This reflection was originally one of two essays I wrote in 2017, during the first-drafting of Quibble, to append to the novel as back matter. (The other essay is forthcoming on Singular Dream as “The Matrix of Want.”) I’ve edited the text since then, but the structure and ideas have remained basically the same. If some of the allusions seem dated, for instance those to clickbait titles on social media, think back about seven years.
With more life experience, I have second thoughts about my childhood escape into fantasy. I now think I was just an imaginative kid with a dearth of experience-rich opportunities at hand, but I was also the child of a man who put extraordinary pressures on me to act older than I was, and that burdened me with guilt and self-loathing. Nonetheless, I’m leaving the essay’s observations just as they are. The analogy is fundamentally right.
The observations towards the end about you-know-who have unfortunately only proven to be more correct as time passes.
PgDn, PgDn, PgDn…
Why use the arrow keys? Why creep through this tedious procession of posts?
Links, images, videos, articles, listicles, news, op-eds, hashtags, screenshots, clickbait, selfies, looping GIFs, emojis, memes, quotations stripped of context.
Nostalgia, outrage, boasting, self-pity, hypercriticism, hypersensitivity, overreaction, callousness, taunting, indignation, self-righteousness, glibness, vilification, slurring, stereotyping, self-censorship, thought-policing.
This Is Why I Don’t Do That Anymore, This Is Why Those People Are Dead Wrong, You’re Deluding Yourself If You Think Such-and-Such, This Is the Most Outrageous-Adorable-Stupid Thing You’ll See Today, Take This Quiz and Find Out Something Totally Pointless, You’ll Never Believe What Happened Next.
Hidden somewhere in all this, sandwiched between the ads and inanities, are a few thoughtful reflections, one or two heartfelt emotions, a savvy critique, now and then a plea for sanity and understanding. But so rare, so elusive.
From day to day, I’m stupefied to see what insipid, self-serving, partisan, paranoid, mindless creatures my fellow human beings can be. What a lack so many people have of scruples, wisdom, and the love of truth! What lowly entertainments they pass the time with! How few are the notions they embrace for merit’s sake rather than for their self-comfort! How many deceits, illusions, and crackpot allegations they echo without a moment’s thought! How eager they are to join a fray!
And how lonely it makes them!
Almost everything I see on social media looks like some desperate soliloquy. Voices crying in a wilderness. Howling wolves.

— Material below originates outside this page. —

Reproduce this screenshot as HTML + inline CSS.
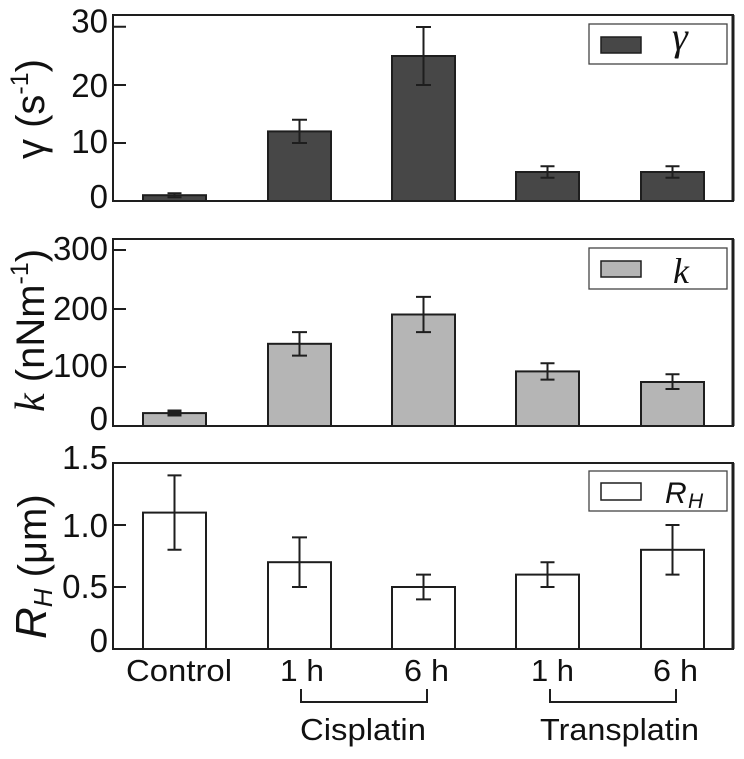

My laptop never sleeps, even when I do. All night long its whir, low but audible, comes to me through the veil of an eight-hour YouTube video of steadily falling rain.
I can’t sleep anymore without listening to static — the chirring of crickets, crackling of a bonfire, waves crashing on a beach. When at three or four a.m. I at last grow too weary or head-ached to read or watch anything else, I browse to YouTube’s homepage. It knows just what I want. Waiting for me there are four or five appealing options, ready-made ambiances.
Playing a computer game before I go to bed is a mistake. I’ll dream about it: the little stick-figure of Lode Runner will crisscross the backs of my eyelids, digging holes and dodging enemies, or chess pieces will move around on a board.
Coffee in the morning, strong to keep me awake through all the hours I’ll sit in front of the laptop today.
First up, after checking email, is the coterie of sites I visit daily: Facebook, NPR for the news, The Writer’s Almanac for a poem, then back around to YouTube for some music (classical and medieval chant is best) to hear while I write. Along the way, I can be — I frequently am — diverted from cycling completely through this morning ritual. I’ll start scrolling through my Facebook feed (where the PgDn key is my ally), or click a link and go down some rabbit hole. Facebook pipes me towards politics, NPR towards Wikipedia (the deepest rabbit hole). If I’m not very mindful about what I’m there for, YouTube will entice me into an hours-long viewing spree, a binge.
Feed, binge — what apt words! Each day, I end up feeling as if I’ve gorged myself past reason or reckoning. Anything plentiful and pleasurable is potentially addictive, and the human brain is an information sponge.